134a by bentcountershaft, on Flickr


The juveniles in question.




149a by bentcountershaft, on Flickr


----------



## pixmedic (Apr 20, 2013)

even being underage, they are still in a public place and therefor have no expectation of privacy.  shoot away.


----------



## bentcountershaft (Apr 20, 2013)

Actually they are on private property, but I own it.  I wonder if I need to put up a sign, "Trespassers may be shot with Canon"


----------



## Ron Evers (Apr 21, 2013)

OMG, are the little ones ever sweet.


----------



## manaheim (Apr 21, 2013)

awww....

Too cute.  Thanks for sharing.


----------



## 480sparky (Apr 21, 2013)

I'd still get a signed release.


----------



## Stacylouwho (Apr 21, 2013)

Cute babies!!! I love bunnies!
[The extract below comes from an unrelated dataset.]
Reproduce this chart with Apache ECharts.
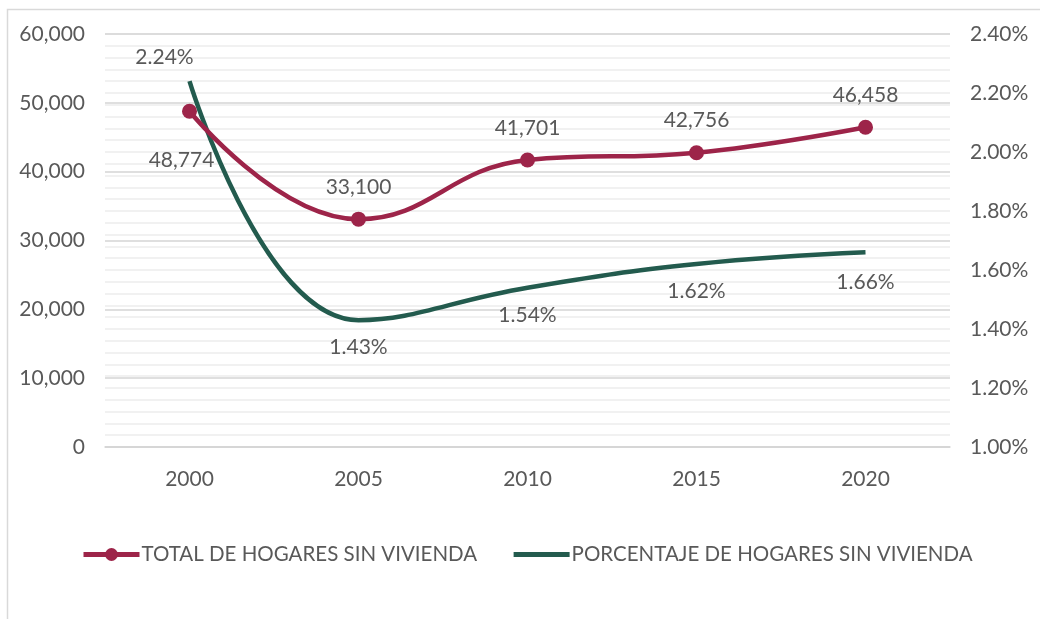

I like the trespassing idea.. They'll run for sure if they see that!


----------



## tirediron (Apr 21, 2013)

manaheim said:


> awww....
> 
> Too cute. Thanks for sharing.



Relatives?


----------



## KrisztinaK (Apr 21, 2013)

I love seeing of photos of baby animals.  They are just too cute !!  TFS


----------



## Tiller (Apr 21, 2013)

bentcountershaft said:


> Actually they are on private property, but I own it.  I wonder if I need to put up a sign, "Trespassers may be shot with Canon"



That would be a lot more intimidating if you bought a canon and stuck it in your yard. Which you should do...bc ya know.....who wouldn't want a canon in their yard?


----------



## manaheim (Apr 22, 2013)

tirediron said:


> Relatives?



They are as cavemen.


----------



## Ron Evers (Apr 23, 2013)

Nobody mentioned the white balance.


----------